Imane Djamil
Imane Djamil est née en 1996, elle vit et travaille à Casablanca.
Le travail visuel et littéraire d’Imane Djamil cherche la frontière très fine entre réalité et sublime, dans ce qu’elle appelle Géographies Mentales. Des mondes contingents et inter-culturels s’interpénètrent à travers un assemblage narratif, créant de nouvelles topographies.
L’intérêt d’Imane Djamil pour les lieux en transition post-traumatique la conduit vers une vision à mi-chemin entre l’intime, mais cependant largement répandue auto-fiction, et les contes visuels. Des territoires comme Tarfaya, ville où est né le Petit Prince, personnage de Antoine de Saint-Exupéry, ou Sarajevo, deviennent des microcosmes conceptuels dans lesquels l’Histoire engendre un dialogue métaphorique avec des anecdotes personnelles, politiques ou liées au genre.

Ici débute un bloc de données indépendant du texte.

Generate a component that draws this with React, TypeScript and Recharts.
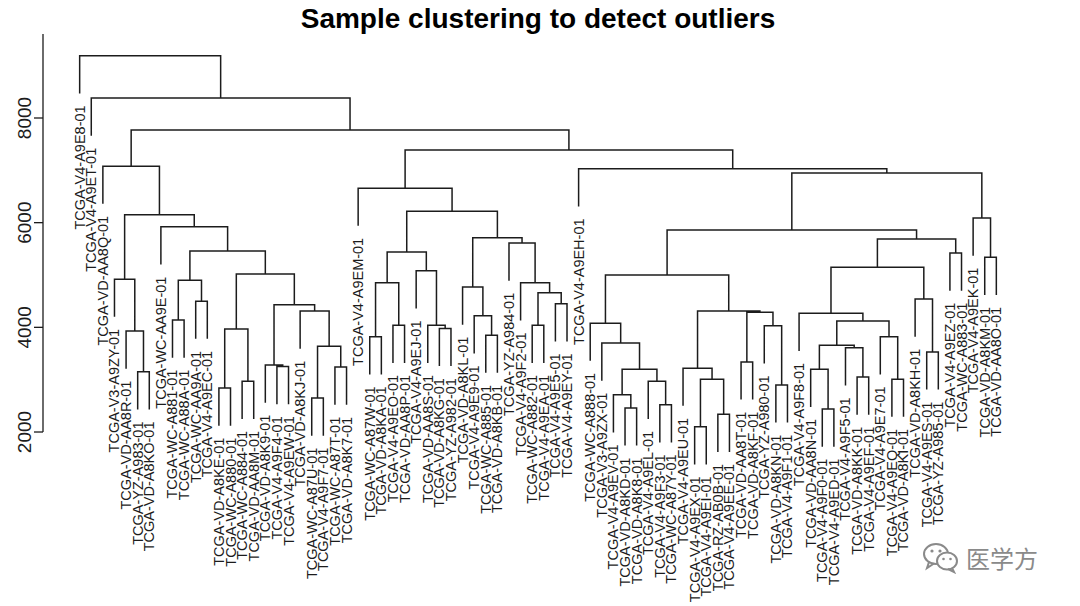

En tant que nomade, c’est dans son travail visuel, littéraire et performatif, qu’Imane Djamil trouve refuge pour habiter poétiquement un espace éphémère mais ancré dans les racines de l’auto-empirique.
Alors que sa poésie est immédiate et tumultueuse, souvent décrite comme brute et sans vergogne, ses photographies sont plutôt lyriques.
Une photographie est basée sur une réalité qui inclut la participation active de l’auteur, de la caméra et du sujet, trois composantes nécessaires et vitales (qui peuvent être représentées comme des figures parentales) pour sa conception.
L’artiste s’intéresse au moment de la transition d’une photographie, au moment où le cordon ombilical se casse (le rouleau se développe) et se sépare de l’utérus pour devenir une entité indépendante.
Imane Djamil s’intéresse à l’indépendance d’une photographie, cet enfant mystérieux qui dessine son propre destin indépendamment de son origine.
Si la naissance d’une photographie est le fruit d’un moment qui a existé, son présent est autonome, ce qui en fait une photographie qui a autant de vies que de spectateurs.
Dans sa quête de documenter le temps et l’espace à travers la fiction et la fantaisie, Imane Djamil s’intéresse actuellement au lac Al Firdaous, anciennement connu sous le nom de Carrière Schneider.
Extrait de Lac Al Firdaous
Casablanca était à son image, jeune et bête. Aux promesses agraires, elle tendait à répondre par un legs quasi-total de son territoire. La ville voulait vivre vite et dès lors que l’occasion se présentait, ses côtes, ses flancs et ses gorges pâtissaient de pactes malhonnêtes. Des grosseurs surgissaient là où l’amour devait, selon les prédécesseurs, avoir gain de cause. L’observation de la grosseur survenait en trois étapes. D’abord, la ville regardait la pustule d’un oeil sceptique, se sentait trahie, mais coupable aussi d’avoir été sotte. Elle essayait tant bien que mal de ne rien manifester de sa colère ou de ses craintes. Elle devait maintenant réclamer ses droits mais se savait prise au piège, couillonnée jusqu’à la moelle. Elle voyait pourtant sur la surface de sa peau, l’impact de son consentement: les cris de ses enfants, une plante qui meurt, un barrage, un homme en colère.
Petit à petit, son corps s’adaptait à sa nouvelle architecture. D’un côté et de l’autre
du front, phallus néo-futuriste et condylomes sur pilotis s’avançaient. Faute d’espace, ces grosseurs à lunettes avaient arrêté de se tourner le dos pour se confondre en vis-à-vis, se regarder dans les yeux au grand désespoir de la ville mère qui à défaut de pouvoir se confier, s’était contentée de porter ce champ de bataille comme une nouvelle désignation. « Torturée », « artiste » qu’on disait d’elle sans connaître son histoire, à la ville.
Quant au troisième âge de la vie de la pustule, il était au pire la crise, au mieux la mort.